Finally, Manchester United will have a women’s team

Finally, Manchester United will have a women’s team

Author

Gaby Kirschner
Gaby Kirschner

A big move from one of the biggest clubs in the world. But what took them so long?

The year is 2018. Women’s football has been on a steady rise in Europe, boosted by two very popular international tournaments in the 2015 Women’s World Cup and the 2017 Women’s Euros; domestically, too, the quality of the competition has continued to improve, draw bigger crowds and garner more media attention.

And yet two of the biggest clubs in the world, Manchester United and Real Madrid, still don’t have women’s teams.

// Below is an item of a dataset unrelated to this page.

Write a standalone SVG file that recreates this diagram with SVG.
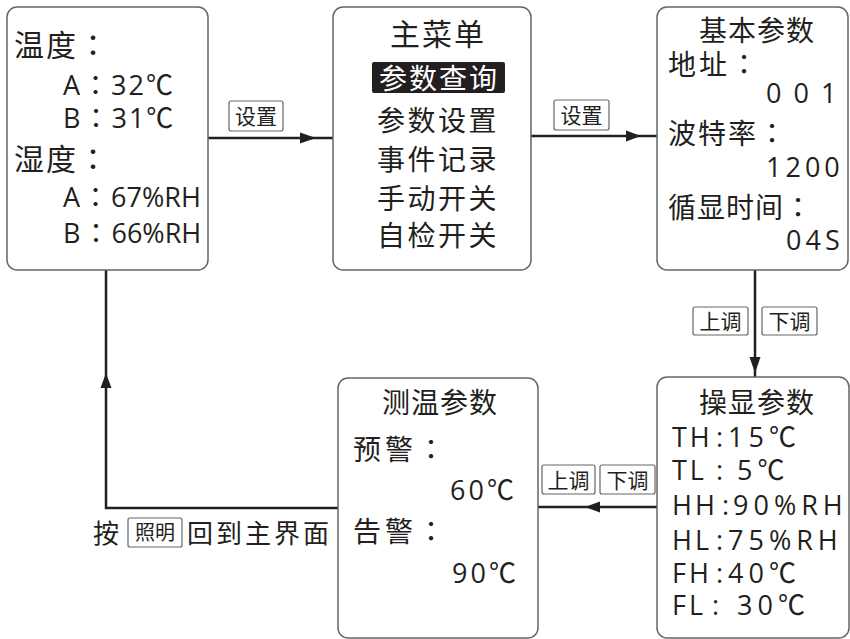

At least, Manchester United doesn’t yet. The club announced recently that they would be applying for a women’s team in the FA WSL 2, the second tier of women’s football, for next season. They’ve had a very successful Girls’ Regional Talent Club for some time, and now those women will be able to continue on to play for the club that’s been developing them.

However, it should be noted that Ed Woodward said the club was “establish[ing] its first ever professional women’s team,” despite the club having an “official relationship” with the formerly Manchester United Supporters Club Ladies from 2001 until Malcolm Glazer disbanded the side in 2005. It seems a little disingenuous to celebrate an accomplishment without acknowledging its history — especially if that history is your club’s previous owner saying a women’s team didn’t “benefit the core business.”

Luckily, it seems that attitudes have changed. “Better late than never” seems to be the most popular judgement of the situation, a fair one considering how far they are behind their big club — and, frankly, small club – counterparts. If Aston Villa and Watford can afford a women’s team, then surely Manchester United can.

Was it peer pressure? Was it a burning resentment of Manchester City stealing yet another spotlight, with their incredible women’s team? Or was it just a general waking up to the fact that women can play football well, too?

Whatever it was, a team with Manchester United’s stature and money can really play ball if they set their mind (and budgets) to it. Let’s all look forward to the time when the women’s Manchester derby is as big as the men’s.